Sunday, November 12, 2017

Using Guavas

My current over abundance of guavas is fortunately not a problem. My chickens eat the vast majority of them. I wait until the fruit is quite soft, mash them with a hand mixer, them mix them in with cooked rice and other kitchen scrapes. They get to eat all the wild guavas that I gather. Those wild ones are far too sour for me, but the hens don't complain. 

I do have a sweet guava tree in the farm. And it produces enough fruit for my needs because we're not big guava eaters. 

Uses for guavas.....
... Fresh eating. Everything is edible - skin, seeds, flesh. 
... Added to a tropical smoothie. Drop in whole, uncooked or cooked. 
... Juice. I cook them in water (just enough to cover the fruits) then smash them using a hand mixer. When cool, I strain off the juice and use it for other recipes. Usually I'll strain the leftover pulp through a sieve to remove the seeds. 
... Guava pulp. Cook. Cool. Pour off the juice (for guava juice). Smash with a hand mixer. Force the pulp through a sieve to remove the seeds. (The discarded seeds either get added to my next smoothie or go into the chicken feed.) If the guava pulp is too thick, I'll simply stir some guava juice back into it. 
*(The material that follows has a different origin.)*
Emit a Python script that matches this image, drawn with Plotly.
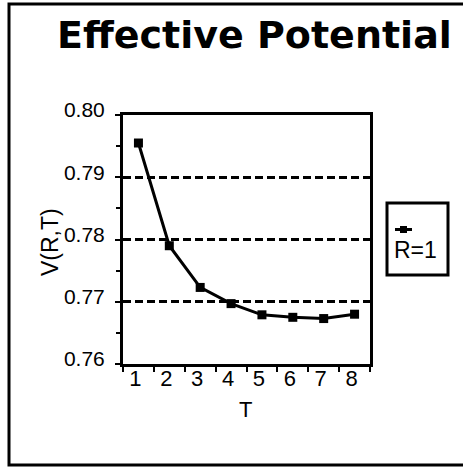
import plotly.graph_objects as go

# Effective potential V(R,T) at R=1 for T = 1..8
T = ["1", "2", "3", "4", "5", "6", "7", "8"]
V = [0.7955, 0.7790, 0.7723, 0.7697, 0.7679, 0.7675, 0.7673, 0.7680]
series_name = "R=1"
chart_title = "Effective Potential"
y_label = "V(R,T)"
x_label = "T"

W, H = 463, 467
ML, MR, MT, MB = 123, 93, 115, 103
PW, PH = W - ML - MR, H - MT - MB


def fx(p):
    """pixel x -> paper x"""
    return (p - ML) / PW


def fy(p):
    """pixel y -> paper y"""
    return (H - MB - p) / PH


FONT = "Liberation Sans, Arial, sans-serif"

fig = go.Figure()
fig.add_trace(go.Scatter(
    x=T, y=V, mode="lines+markers", name=series_name,
    line=dict(color="black", width=3),
    marker=dict(symbol="square", size=9, color="black"),
    showlegend=False,
))

shapes = [
    # outer frame
    dict(type="rect", xref="paper", yref="paper",
         x0=fx(9), x1=fx(475), y0=fy(465), y1=fy(4),
         line=dict(color="black", width=3), fillcolor="rgba(0,0,0,0)", layer="below"),
    # legend box
    dict(type="rect", xref="paper", yref="paper",
         x0=fx(387), x1=fx(448), y0=fy(275), y1=fy(203),
         line=dict(color="black", width=3), fillcolor="white"),
    # legend sample line and marker
    dict(type="line", xref="paper", yref="paper",
         x0=fx(395), x1=fx(412), y0=fy(229.5), y1=fy(229.5),
         line=dict(color="black", width=3)),
    dict(type="rect", xref="paper", yref="paper",
         x0=fx(400), x1=fx(407), y0=fy(233), y1=fy(226),
         line=dict(color="black", width=0), fillcolor="black"),
]

annotations = [
    dict(text="<b>" + chart_title + "</b>", xref="paper", yref="paper",
         x=fx(254), y=fy(35), xanchor="center", yanchor="middle", showarrow=False,
         font=dict(family="DejaVu Sans, sans-serif", size=38, color="black")),
    dict(text=series_name, xref="paper", yref="paper",
         x=fx(415.5), y=fy(250), xanchor="center", yanchor="middle", showarrow=False,
         font=dict(family=FONT, size=23, color="black")),
    dict(text=y_label, xref="paper", yref="paper", textangle=-90,
         x=fx(50), y=fy(242), xanchor="center", yanchor="middle", showarrow=False,
         font=dict(family=FONT, size=23, color="black")),
    dict(text=x_label, xref="paper", yref="paper",
         x=fx(245), y=fy(409), xanchor="center", yanchor="middle", showarrow=False,
         font=dict(family=FONT, size=22, color="black")),
]

fig.update_layout(
    width=W, height=H,
    margin=dict(l=ML, r=MR, t=MT, b=MB, pad=0),
    paper_bgcolor="white", plot_bgcolor="white",
    font=dict(family=FONT, color="black"),
    shapes=shapes, annotations=annotations,
    xaxis=dict(
        type="category", range=[-0.5, 7.5], tickson="boundaries",
        ticks="outside", ticklen=5, tickwidth=2, tickcolor="black",
        showline=True, linecolor="black", linewidth=3, mirror=True,
        showgrid=False, zeroline=False,
        ticklabelstandoff=-7, ticklabelshift=-3,
        tickfont=dict(size=22, family=FONT, color="black"),
    ),
    yaxis=dict(
        range=[0.76, 0.80], dtick=0.01, tickformat=".2f",
        ticks="outside", ticklen=5, tickwidth=2, tickcolor="black",
        minor=dict(dtick=0.005, ticks="outside", ticklen=4, tickwidth=2, tickcolor="black"),
        showline=True, linecolor="black", linewidth=3, mirror=True,
        showgrid=True, gridcolor="black", gridwidth=2.5, griddash="8px,4px",
        zeroline=False, ticklabelstandoff=6, ticklabelshift=-5,
        tickfont=dict(size=21, family=FONT, color="black"),
    ),
)

fig.write_html("out.html")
Guava juice and pulp can be used in all sorts of recipes. While I'm not a fan of pure guava juice, I like to mix it with other fruits to make a tropical drink. The juice can also be used to make guava jelly, though I've never tried to do it myself. 

Guava pulp lends itself well to kitchen experimentation. Guava jam is a no brainier. The pulp or juice can also be added to salad dressings, as a flavoring in batters and other coatings, in cookies/cakes/pies/icings, to flavor sour cream or cream cheese dip, as a sauce over ice cream, etc. Once I was at a friend's house for dinner and had guava glazed ham. She also makes a mean guava glazed chicken wing! Another friend made me a guava flavored flan. Yummy! 

Since guavas are seasonal, I tend to make my excess guavas into pulp then freeze it for future use. 


  1. I was raised on "bricks" of guava, each one a slab of firm guava jelly coated with a jacket of granulated sugar. When I can find it, I stock up - it seems to keep a very long time, but it vanishes slice by slice.

    1. Years ago I played with making homemade candy. My mother was fond of those fruit jellies, so that's one of the candies I tried. It wasn't all that difficult to make. So guava jellies sounds like a good idea for Christmas presents to my mainland friends. Thanks for the idea!